Position the pattern in one corner of the grid. Next, duplicate the pattern and place a copy in each of the four corners of the grid moving the microscope stage as necessary for each region. Use the replication options to modify an eight by eight grid square region into a two by eight grid square region to be placed on both sides of the center.

Leave the center four grid squares unpatterned. For each pattern, adjust the total dose if necessary. 30 millijoules per square millimeter is a good starting point.

Under Expert Options, iterate adjusting the angle, position, space between, and ratio of the pattern to refine alignment of the pattern with the grid squares. Move the microscope stage to change the grid region in the Brightfield display. Once the template and patterns are positioned, uncheck all but one of the regions in the action panel of the software.

Use the microscope stage to navigate to that region and focus on the carbon foil. Click on the eyeball icon in the action panel to toggle the pattern overlay display off. Once the grid is in focus, close the Brightfield shutter and press the Play icon at the bottom right corner of the software to begin the patterning process, which can be monitored live.

Repeat this step until all of the regions are patterned. Finally, remove the coverslip with the grid from the microscope and immediately add 10 microliters of sterile PBS onto the grid. After 10 minutes, remove the stencil with tweezers, then wash the grid three times with 15 microliters of PBS and leave each grid in PBS in a dark location.

Prepare 15 microliters of the extracellular matrix for each grid, then replace the PBS from each grid with 15 microliters of the extracellular matrix and incubate the grid in a humid chamber for at least one hour. After incubation, wash each grid five times with 15 microliters of sterile PBS as demonstrated previously. After the final wash, leave each grid in PBS.

Using a fluorescence microscope, detect the fluorophore in the extracellular matrix to confirm patterning and that the carbon foil remains intact. HeLa cells seeded onto micropatterned and unpatterned TEM grids are visible by fluorescent staining using a calcein AM and ethidium homodimer-1 based cell viability assay. Using a mixed collagen and fibrinogen extracellular matrix, HeLa cells readily adhere to patterns across the grid.

The overall morphology of cells that expanded along the pattern is similar to that of cells grown on unpatterned grids. A Brightfield image of RSV infected BEAS-2B cells 18 hours post seeding shows cell adhesion and growth along the central region of the pattern. Most of the infected cells are positioned along the higher density central region of the gradient pattern.

The RSV variants are located close to the periphery of the infected BEAS-2B cells grown on micropatterned grids. Many RSV structural proteins are identified within the tomograms, including the nucleocapsid and viral fusion protein. On micropatterned grids, Drosophila neurons with pan-neuronal GFP expression can be easily tracked by light microscopy due to fluorescent labeling and their location being within the micropatterns.

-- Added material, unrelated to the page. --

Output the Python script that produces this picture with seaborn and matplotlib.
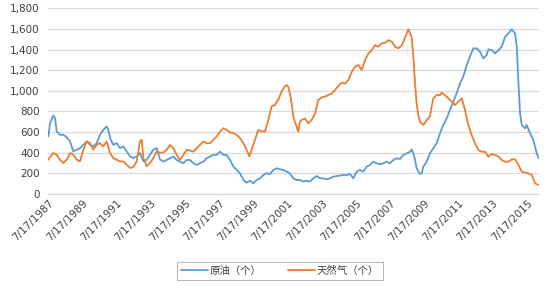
import matplotlib
matplotlib.use("Agg")
import matplotlib.pyplot as plt
import matplotlib.ticker as mticker
import seaborn as sns
import pandas as pd
import numpy as np

# ---- data (decimal years) ----
oil_years = [1987.54, 1987.64, 1987.83, 1987.93, 1988.03, 1988.22, 1988.42, 1988.61, 1988.81, 1989.00,
             1989.20, 1989.39, 1989.59, 1989.78, 1989.98, 1990.17, 1990.37, 1990.56, 1990.76, 1990.95,
             1991.05, 1991.15, 1991.34, 1991.54, 1991.73, 1991.93, 1992.12, 1992.32, 1992.51, 1992.71,
             1992.90, 1993.10, 1993.29, 1993.49, 1993.68, 1993.88, 1994.07, 1994.27, 1994.46, 1994.66,
             1994.85, 1995.05, 1995.24, 1995.44, 1995.63, 1995.83, 1996.02, 1996.22, 1996.41, 1996.61,
             1996.80, 1997.00, 1997.19, 1997.39, 1997.58, 1997.78, 1997.97, 1998.17, 1998.36, 1998.56,
             1998.75, 1998.95, 1999.14, 1999.34, 1999.53, 1999.73, 1999.92, 2000.12, 2000.31, 2000.51,
             2000.70, 2000.90, 2001.09, 2001.29, 2001.48, 2001.67, 2001.87, 2002.06, 2002.26, 2002.45,
             2002.65, 2002.84, 2003.04, 2003.23, 2003.43, 2003.62, 2003.82, 2004.01, 2004.21, 2004.40,
             2004.60, 2004.79, 2004.99, 2005.18, 2005.38, 2005.57, 2005.77, 2005.96, 2006.16, 2006.35,
             2006.55, 2006.74, 2006.94, 2007.13, 2007.33, 2007.52, 2007.72, 2007.91, 2008.11, 2008.30,
             2008.50, 2008.70, 2008.79, 2008.89, 2008.99, 2009.08, 2009.28, 2009.38, 2009.47, 2009.67,
             2009.86, 2010.06, 2010.25, 2010.45, 2010.64, 2010.84, 2011.03, 2011.23, 2011.42, 2011.62,
             2011.81, 2012.01, 2012.20, 2012.40, 2012.59, 2012.79, 2012.98, 2013.18, 2013.28, 2013.48,
             2013.67, 2013.87, 2014.06, 2014.26, 2014.45, 2014.65, 2014.84, 2014.94, 2015.04, 2015.13,
             2015.23, 2015.43, 2015.52, 2015.72, 2015.91, 2016.01, 2016.11, 2016.21]
oil_values = [558, 687, 761, 735, 606, 574, 574, 550, 510, 413,
              429, 445, 477, 510, 477, 461, 493, 574, 622, 655,
              622, 542, 477, 493, 445, 461, 413, 365, 348, 365,
              397, 316, 332, 381, 429, 445, 335, 314, 330, 347,
              363, 330, 314, 298, 330, 330, 298, 282, 298, 314,
              347, 363, 379, 379, 411, 379, 379, 330, 266, 233,
              201, 136, 110, 130, 104, 136, 152, 185, 201, 194,
              233, 249, 240, 233, 216, 200, 152, 136, 136, 120,
              129, 120, 152, 174, 152, 152, 142, 152, 168, 174,
              178, 184, 184, 194, 152, 216, 233, 216, 265, 281,
              313, 297, 291, 297, 313, 297, 329, 346, 340, 378,
              394, 410, 433, 394, 329, 249, 194, 200, 265, 313,
              394, 443, 491, 588, 669, 733, 814, 895, 975, 1072,
              1137, 1250, 1331, 1412, 1412, 1379, 1315, 1347, 1402, 1395,
              1363, 1395, 1428, 1525, 1557, 1596, 1557, 1428, 1072, 782,
              669, 636, 669, 588, 523, 459, 394, 346]

gas_years = [1987.54, 1987.64, 1987.83, 1988.03, 1988.22, 1988.42, 1988.61, 1988.81, 1989.00, 1989.20,
             1989.39, 1989.59, 1989.78, 1989.98, 1990.17, 1990.37, 1990.56, 1990.76, 1990.95, 1991.15,
             1991.34, 1991.54, 1991.73, 1991.93, 1992.12, 1992.32, 1992.51, 1992.71, 1992.90, 1993.00,
             1993.10, 1993.29, 1993.49, 1993.68, 1993.88, 1994.07, 1994.27, 1994.46, 1994.66, 1994.85,
             1995.05, 1995.24, 1995.44, 1995.63, 1995.83, 1996.02, 1996.22, 1996.41, 1996.61, 1996.80,
             1997.00, 1997.19, 1997.39, 1997.58, 1997.78, 1997.97, 1998.17, 1998.36, 1998.56, 1998.75,
             1998.95, 1999.14, 1999.30, 1999.43, 1999.63, 1999.82, 2000.02, 2000.21, 2000.41, 2000.60,
             2000.80, 2000.99, 2001.19, 2001.38, 2001.48, 2001.57, 2001.67, 2001.77, 2001.87, 2001.96,
             2002.06, 2002.16, 2002.26, 2002.35, 2002.55, 2002.74, 2002.94, 2003.14, 2003.33, 2003.53,
             2003.72, 2003.92, 2004.11, 2004.31, 2004.51, 2004.70, 2004.90, 2005.09, 2005.29, 2005.48,
             2005.68, 2005.87, 2006.07, 2006.26, 2006.46, 2006.65, 2006.85, 2007.04, 2007.24, 2007.43,
             2007.63, 2007.82, 2008.01, 2008.21, 2008.40, 2008.60, 2008.70, 2008.79, 2008.89, 2008.99,
             2009.08, 2009.18, 2009.28, 2009.47, 2009.67, 2009.86, 2009.96, 2010.06, 2010.25, 2010.45,
             2010.55, 2010.74, 2010.94, 2011.13, 2011.33, 2011.52, 2011.72, 2011.91, 2012.11, 2012.30,
             2012.50, 2012.70, 2012.89, 2013.08, 2013.28, 2013.48, 2013.67, 2013.87, 2014.06, 2014.26,
             2014.45, 2014.65, 2014.84, 2015.04, 2015.23, 2015.43, 2015.62, 2015.82, 2016.01, 2016.21]
gas_values = [332, 358, 397, 381, 332, 300, 332, 397, 381, 332,
              316, 429, 510, 493, 429, 477, 493, 461, 510, 397,
              348, 332, 316, 316, 284, 252, 261, 316, 510, 526,
              348, 268, 300, 348, 413, 400, 402, 428, 476, 444,
              379, 330, 379, 428, 421, 411, 444, 476, 509, 492,
              492, 525, 557, 606, 638, 622, 596, 590, 573, 541,
              492, 428, 363, 428, 525, 622, 606, 606, 719, 849,
              865, 914, 995, 1045, 1056, 1040, 975, 879, 749, 701,
              652, 604, 701, 717, 733, 685, 717, 782, 911, 937,
              943, 959, 975, 1008, 1047, 1079, 1072, 1105, 1185, 1234,
              1250, 1202, 1298, 1363, 1395, 1444, 1428, 1460, 1466, 1492,
              1476, 1428, 1412, 1440, 1512, 1596, 1557, 1525, 1331, 1072,
              879, 766, 701, 669, 717, 749, 846, 927, 959, 959,
              982, 959, 927, 895, 862, 895, 927, 814, 669, 572,
              491, 426, 410, 410, 362, 388, 378, 362, 329, 313,
              313, 336, 336, 281, 216, 207, 200, 184, 103, 87]

series_names = ["原油（个）", "天然气（个）"]
series_colors = ["#5B9BD5", "#ED7D31"]
tick_years = list(range(1987, 2016, 2))
tick_labels = [f"7/17/{y}" for y in tick_years]


def to_date(yrs):
    yrs = np.asarray(yrs, dtype=float)
    base = pd.Timestamp("1987-01-01")
    return base + pd.to_timedelta((yrs - 1987.0) * 365.25, unit="D")


df = pd.concat([
    pd.DataFrame({"date": to_date(oil_years), "value": oil_values, "series": series_names[0]}),
    pd.DataFrame({"date": to_date(gas_years), "value": gas_values, "series": series_names[1]}),
], ignore_index=True)

sns.set_theme(style="white")
plt.rcParams["font.family"] = ["DejaVu Sans"]

fig = plt.figure(figsize=(5.49, 2.88), dpi=100)
ax = fig.add_axes([48 / 549, 1 - 194 / 288, (539 - 48) / 549, (194 - 8.3) / 288])

sns.lineplot(data=df, x="date", y="value", hue="series", hue_order=series_names,
             palette=series_colors, linewidth=1.3, ax=ax, legend=False, sort=True)

ax.set_xlim(to_date([1987.52])[0], to_date([2016.24])[0])
ax.set_ylim(0, 1800)
ax.yaxis.set_major_locator(mticker.MultipleLocator(200))
ax.yaxis.set_major_formatter(mticker.FuncFormatter(lambda v, p: f"{int(v):,}"))
ax.grid(axis="y", color="#D9D9D9", linewidth=0.9)
ax.grid(axis="x", visible=False)
ax.set_axisbelow(True)
for s in ["top", "right", "left"]:
    ax.spines[s].set_visible(False)
ax.spines["bottom"].set_color("#D9D9D9")
ax.spines["bottom"].set_linewidth(0.9)

tick_pos = [pd.Timestamp(f"{y}-07-17") for y in tick_years]
ax.set_xticks(tick_pos)
ax.set_xticklabels(tick_labels, rotation=45, ha="right", va="top",
                   rotation_mode="anchor", fontsize=7.5, color="#404040")
ax.tick_params(axis="y", labelsize=7.5, labelcolor="#404040", length=0, pad=6)
ax.tick_params(axis="x", length=0, pad=3)
ax.set_xlabel("")
ax.set_ylabel("")

handles = [plt.Line2D([], [], color=c, linewidth=1.3) for c in series_colors]
leg = fig.legend(handles, series_names, loc="center", bbox_to_anchor=(280 / 549, 1 - 271 / 288),
                 ncol=2, frameon=True, fancybox=False, edgecolor="#A6A6A6",
                 prop={"family": ["Noto Sans CJK SC", "DejaVu Sans"], "size": 7.5},
                 handlelength=2.6, handletextpad=0.2, columnspacing=2.5,
                 borderpad=0.35, labelcolor="#404040")
leg.get_frame().set_linewidth(0.8)

fig.savefig("out.png", dpi=100)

Neurons on unpatterned grids can also be tracked through GFP signaling by light microscopy. However, locating them in cryo-electron microscopy becomes difficult due to cellular debris and contamination from the media. Due to the dimensions of the neuron cell body and extended neurites, cryo-electron tomography tilt series are collected along thinner regions of the cells with higher magnification.

The neuronal cell membrane, mitochondria, microtubules, actin filaments, vesicular structures, and macromolecules such as ribosomes are well-resolved in higher magnification image montages and slices through the 3D tomogram. Similar subcellular features are observed from 3D tomograms of unpatterned neurons. Applying the stencil to the grid and adding on the PLPP gel is the most sensitive step that can affect patterning results and should be done with caution.

Cryo-CLEM can be used to localize targets of interest within cells for cryo-ET data collection. Cryo-FIB-SEM can be used to thin cells on areas otherwise too thick for data collection.